§ AIM: Retype word for word the first line of the listing and each line after it up to the line with "plt.rcParams['font.family'] = ['Liberation", with the pictures taken out.
=======
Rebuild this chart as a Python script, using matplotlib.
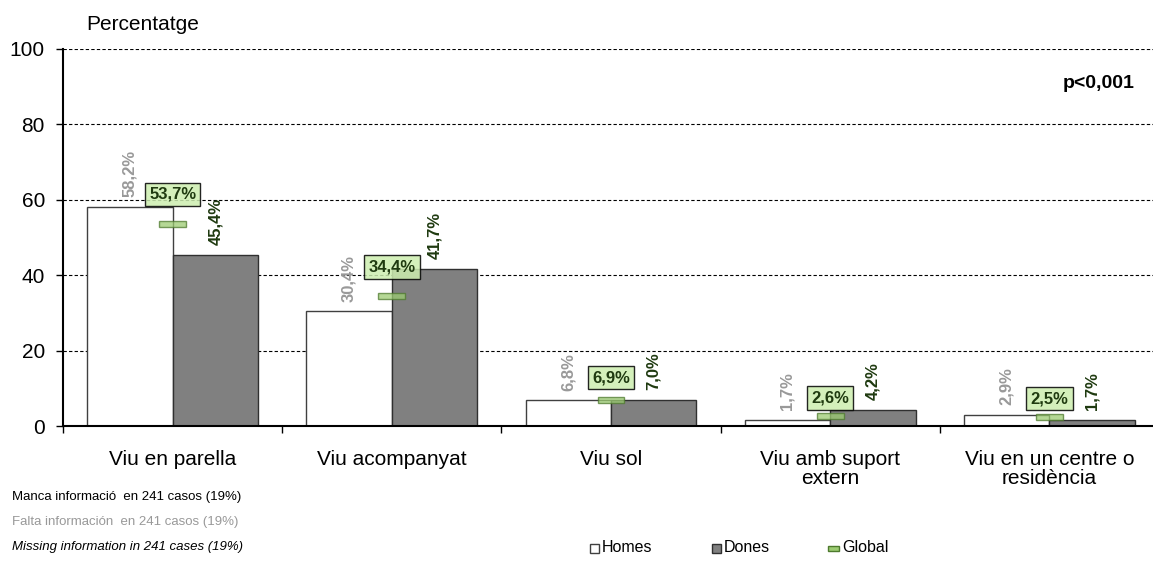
import matplotlib
matplotlib.use('Agg')
import matplotlib.pyplot as plt
import matplotlib.patches as mpatches
import numpy as np

plt.rcParams['font.family'] = ['Liberation Sans', 'DejaVu Sans']

categories = ["Viu en parella", "Viu acompanyat", "Viu sol",
              "Viu amb suport\nextern", "Viu en un centre o\nresidència"]
homes = [58.2, 30.4, 6.8, 1.7, 2.9]
dones = [45.4, 41.7, 7.0, 4.2, 1.7]
global_vals = [53.7, 34.4, 6.9, 2.6, 2.5]
yticks = [0, 20, 40, 60, 80, 100]
legend_labels = ["Homes", "Dones", "Global"]
notes = ["Manca informació  en 241 casos (19%)",
         "Falta información  en 241 casos (19%)",
         "Missing information in 241 cases (19%)"]

W, H = 1153, 561


def fmt(v):
    return "{:.1f}%".format(v).replace(".", ",")


def fx(px):
    return px / W


def fy(py):
    return 1 - py / H


fig = plt.figure(figsize=(W / 100, H / 100), dpi=100)
ax = fig.add_axes([fx(63), fy(426), 1096 / W, 377 / H])

x = np.arange(len(categories))
w = 0.39
ax.bar(x - w / 2, homes, w, color="white", edgecolor="#404040", linewidth=1, zorder=2)
ax.bar(x + w / 2, dones, w, color="#808080", edgecolor="#303030", linewidth=1, zorder=2)

# global marker: small flat rectangle at the global value
mh = 1.6
ax.bar(x, [mh] * len(x), 0.123, bottom=np.array(global_vals) - mh / 2,
       color="#9ccc72", alpha=0.75, edgecolor="#4e7a2e", linewidth=1, zorder=4)

box_off = [21, 21, 16, 13, 13]  # points above the marker
for i in range(len(categories)):
    ax.annotate(fmt(homes[i]), (x[i] - w / 2, homes[i]), xytext=(0, 7),
                textcoords="offset points", rotation=90, ha="center", va="bottom",
                fontsize=12, color="#999999", fontweight="bold")
    ax.annotate(fmt(dones[i]), (x[i] + w / 2, dones[i]), xytext=(0, 7),
                textcoords="offset points", rotation=90, ha="center", va="bottom",
                fontsize=12, color="#1f3a10", fontweight="bold")
    ax.annotate(fmt(global_vals[i]), (x[i], global_vals[i]), xytext=(0, box_off[i]),
                textcoords="offset points", ha="center", va="center",
                fontsize=12, color="#1f3a10", fontweight="bold", zorder=5,
                bbox=dict(boxstyle="square,pad=0.25", fc="#cdeeb0", ec="black",
                          lw=1, alpha=0.85))

ax.set_xlim(-0.5, 4.5)
ax.set_ylim(0, 100)
ax.set_yticks(yticks)
ax.set_yticklabels([str(t) for t in yticks], fontsize=15)
ax.yaxis.grid(True, linestyle=(0, (3, 2)), color="black", linewidth=0.8)
ax.set_axisbelow(True)
ax.tick_params(axis="y", length=5, width=1, direction="out", pad=8)

ax.set_xticks(np.arange(-0.5, 5, 1.0))
ax.set_xticklabels([])
ax.set_xticks(x, minor=True)
ax.set_xticklabels(categories, minor=True, fontsize=15, va="top", linespacing=1.05)
ax.tick_params(axis="x", which="major", length=5, width=1, direction="out")
ax.tick_params(axis="x", which="minor", length=0, pad=17)

for s in ["top", "right"]:
    ax.spines[s].set_visible(False)
ax.spines["left"].set_linewidth(1.5)
ax.spines["bottom"].set_linewidth(1.5)

fig.text(fx(86), fy(25), "Percentatge", fontsize=15, va="center", ha="left")
fig.text(fx(1135), fy(84), "p<0,001", fontsize=14, fontweight="bold",
         va="center", ha="right")

note_colors = ["black", "#999999", "black"]
note_styles = ["normal", "normal", "italic"]
for k, (txt, col, st) in enumerate(zip(notes, note_colors, note_styles)):
    fig.text(fx(12), fy(497 + 25 * k), txt, fontsize=9.5, va="center",
             color=col, style=st)

# legend, drawn by hand to place the keys like the reference
leg_y = 548
keys = [(590, dict(fc="white", ec="#404040"), 9, 9),
        (712, dict(fc="#808080", ec="#303030"), 9, 9),
        (828, dict(fc="#9ccc72", ec="#4e7a2e"), 11, 5)]
for (kx, style, kw, kh), lab in zip(keys, legend_labels):
    fig.add_artist(mpatches.Rectangle((fx(kx), fy(leg_y + kh / 2)), kw / W, kh / H,
                                      transform=fig.transFigure, lw=1, **style))
    fig.text(fx(kx + kw + 3), fy(leg_y), lab, fontsize=11.5, va="center", ha="left")

fig.savefig("out.png", dpi=100)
=======
§ RESPONSE TO THE EXERCISE:
Rebuild this chart as a Python script, using matplotlib.
import matplotlib
matplotlib.use('Agg')
import matplotlib.pyplot as plt
import matplotlib.patches as mpatches
import numpy as np

plt.rcParams['font.family'] = ['Liberation Sans', 'DejaVu Sans']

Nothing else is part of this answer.